At my workplace, we don’t have the resources to do it frequently, but for major feature launches, our UI/UX designers invite users who match selected personas to the office for user testing sessions.

Wrapping Up

I think data-driven decision making is a double-edged sword. Used well, it delivers the advantages I described — lower risk, clear outcome measurement, and the ability to abstract complex problems. Used poorly, you end up blindly trusting numbers without realizing something has gone wrong, making bad decision after bad decision.

The “clear expectations and outcomes” advantage can also become a disadvantage. As I’ve repeatedly emphasized, data is ultimately just raw values, and the conclusions drawn from it inevitably involve human subjectivity. This means you can predetermine the result you want and massage the data to fit — producing conclusions that look perfectly plausible.

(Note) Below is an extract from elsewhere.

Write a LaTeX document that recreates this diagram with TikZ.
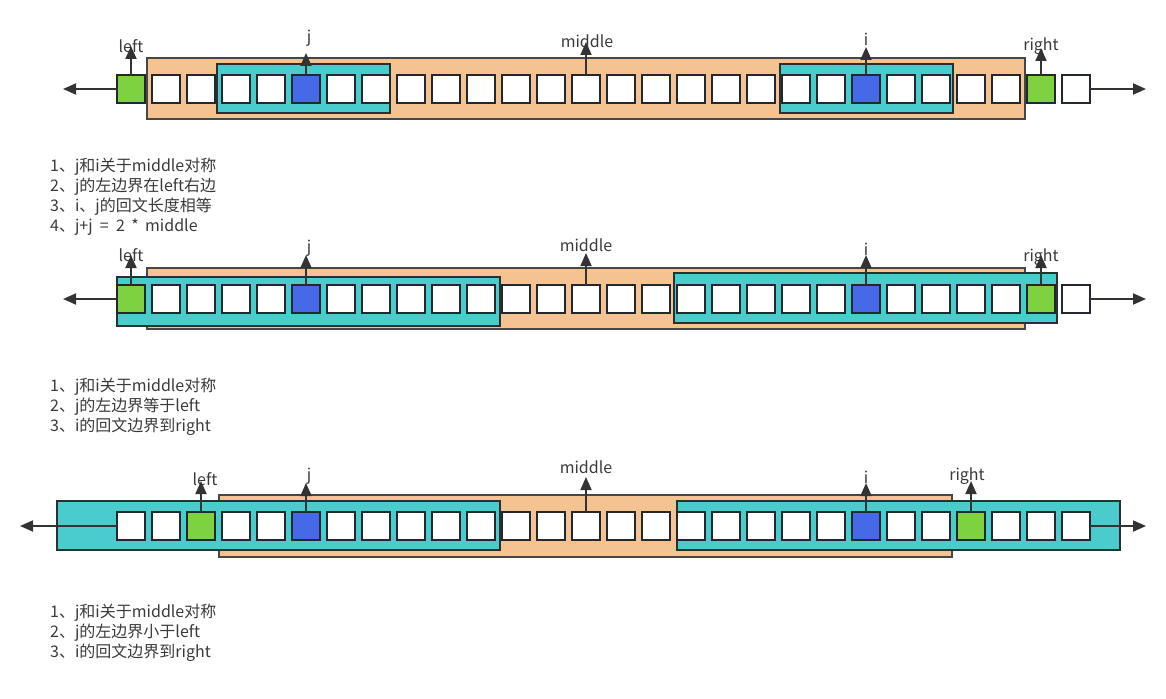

These tendencies can lead to decisions that optimize for metrics the company considers important rather than actually serving customers. Or worse, someone might manipulate variables until they get the result they want — even if customers are dissatisfied and conversion rates are dropping — all to earn recognition from higher-ups. It becomes a political tool rather than an analytical one.

These behaviors aren’t data-driven decision making — they’re number games dressed up as data-driven decision making.

That’s why, whenever you make data-driven decisions, you must constantly ask yourself: Did I reach an objective and fair conclusion? Is this data truly uncontaminated and capable of yielding meaningful results? If the results came out as I hoped, why did they turn out this way? Maintaining this critical mindset is essential.

That wraps up this post on whether data-driven decision making is really as flawless as it seems.